Comme ailleurs, les prétextes étaient tous déjà trouvés. L’œuvre de la
dépossession et de l’aliénation ne devait jamais s’interrompre mais se
poursuivre. Les nouveaux croisés sont ici, déjà là, à nos portes et notre
pénitence est leur appétit insatiable. Ils veulent posséder notre or, notre
uranium, notre pétrole, notre gaz et nos richesses. L’immensité de nos terres
les rend fous. Ils veulent que nous payions le prix de leur décadence, de leur
décrépitude, de leur déchéance et de leur désarroi.
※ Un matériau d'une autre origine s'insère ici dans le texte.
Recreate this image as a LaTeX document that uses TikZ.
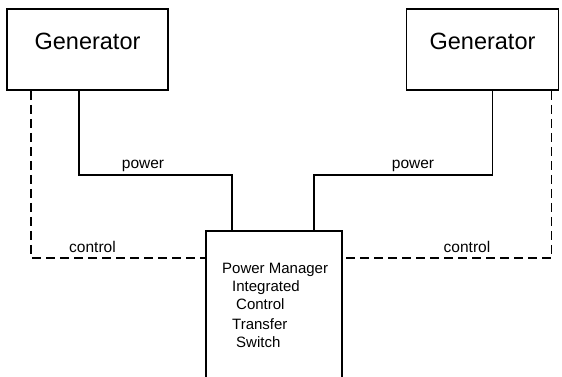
\documentclass[tikz,border=0pt]{standalone}
\usepackage{fontspec}
\setmainfont{Liberation Sans}
\usepackage{tikz}

\begin{document}
\begin{tikzpicture}[x=1pt, y=-1pt]
    \tikzstyle{genbox} = [rectangle, draw=black, line width=1.9pt, minimum height=81pt, inner sep=0pt, text height=0pt, text depth=0pt, font=\fontsize{23.5}{27}\selectfont]
    \tikzstyle{link} = [line width=1.9pt]
    \tikzstyle{ctrl} = [line width=1.9pt, dash pattern=on 9pt off 5pt]
    \tikzstyle{lbl} = [anchor=base, inner sep=0pt, font=\fontsize{15.5}{18}\selectfont]
    \tikzstyle{pmtext} = [anchor=base west, inner sep=0pt, font=\fontsize{15}{18}\selectfont]
    \useasboundingbox (0,0) rectangle (562,377);

    \node[genbox, minimum width=161pt] (genL) at (87.5, 49.5) {Generator};
    \node[genbox, minimum width=152pt] (genR) at (482.5, 49.5) {Generator};
    \node[minimum width=136pt, minimum height=146pt, inner sep=0pt, outer sep=0pt, anchor=north west] (pm) at (206, 231) {};
    \draw[link] (pm.south west) -- (pm.north west) -- (pm.north east) -- (pm.south east);

    \node[pmtext] (pm1) at (222, 273) {Power Manager};
    \node[pmtext] (pm2) at (232, 291) {Integrated};
    \node[pmtext] (pm3) at (236, 309) {Control};
    \node[pmtext] (pm4) at (232, 329) {Transfer};
    \node[pmtext] (pm5) at (236, 347) {Switch};

    \draw[link] ([xshift=73pt]genL.south west) -- ++(0,84) -| ([xshift=26pt]pm.north west);
    \draw[link] ([xshift=-67pt]genR.south east) -- ++(0,84) -| ([xshift=-28pt]pm.north east);
    \draw[ctrl] ([xshift=25pt]genL.south west) |- ([yshift=-27pt]pm.north west);
    \draw[ctrl] ([xshift=-8pt]genR.south east) |- ([yshift=-27pt]pm.north east);

    \node[lbl] (powL) at (143, 168) {power};
    \node[lbl] (powR) at (413, 168) {power};
    \node[lbl] (ctrlL) at (92.5, 252) {control};
    \node[lbl] (ctrlR) at (467, 252) {control};
\end{tikzpicture}
\end{document}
Ils enverront aussi leurs
drones assassins déjà déployés si prés de chez nous, leurs avions pour larguer
leurs bombes au phosphore, tuer des civils, des enfants, commettre
l’irréparable et l’innommable qu’ils nommeront quand même bavures involontaires
où effets collatéraux. Ils ne seront jamais, eux, des terroristes. Ils sont ici
pour, prétendent-ils, nous sauver et nous civiliser, eux qui nous ont souvent
ôté le pain de la bouche. Mais nous, nous continuerons toujours de croire
qu’il n’y aura de Mecque que celle que nous continuerons de chérir et d’aimer
et vers laquelle seront toujours orientées nos prières. Ils sèmeront partout le
désordre et la désolation. Et pendant que le Sahel deviendra le nouvel abcès de
fixation des stratèges du chaos, l’opinion internationale aura de quoi de se
délecter la vue, oublier ses angoisses et dissertera à propos des mausolées
maraboutiques de Tombouctou.
Et pendant ce temps là, El-Qods bénie, elle, pourra
être détruite. Et personne ne dira que cette destruction est l’œuvre de
fanatiques, ni ne condamnera la suppression des lieux saints
de Jérusalem, de ses monuments et ses autres antiquités arabo-islamiques.
Quant à nous et pour survivre, il nous faudra désormais apprendre aussi à
penser, à réfléchir et à agir pour sauver notre peau. Les loups sont déjà là.
Les loups sont entrés dans la ville. Demain, ils pourraient être parmi nous!